Fifteen years later, the witness recanted his testimony.  Within one-year, Mr. Daniels' defense team sought state court relief.  Within one-year of being denied state court relief, the defense team sought federal court relief.  The district court dismissed the petition as untimely, and the appellate court affirmed, writing that

the statute ran for a total of 123 days from the signing of the affidavit until Daniels filed for relief in state court. At that point, the statute was tolled. After the Illinois Supreme Court denied relief, the statute began to run again, this time for 364 days until Daniels filed his habeas petition. In the view of the district court, a total of 487 days elapsed after the date on which the factual predicate of Daniels’ claims had been discovered, making his habeas petition untimely.
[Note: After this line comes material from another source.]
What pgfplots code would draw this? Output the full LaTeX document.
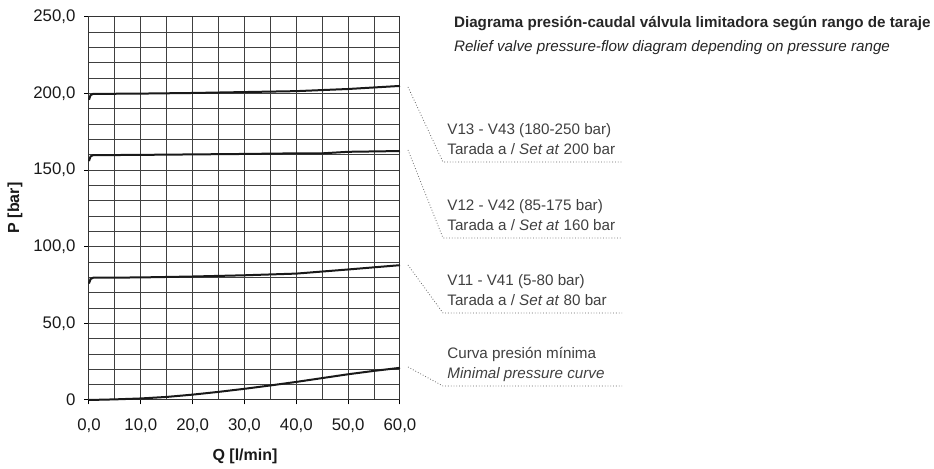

Daniels is problematic since courts sometimes toll the statute of limitations.  Where, as here, the prisoner makes a good faith effort to comply with the (exceedingly complex) rules governing the writ of habeas corpus, federal courts should hear their claims.  After all, the write of habeas corpus is a constitutional right: hyper-technical rules standing in the way of this right are themselves violative of due process.

But that's neither here nor there.  We're left with Daniels, and we must understand it.  Sadly, the message from Daniels seems clear.  File fast - since it's practically impossible to know the deadlines in advance.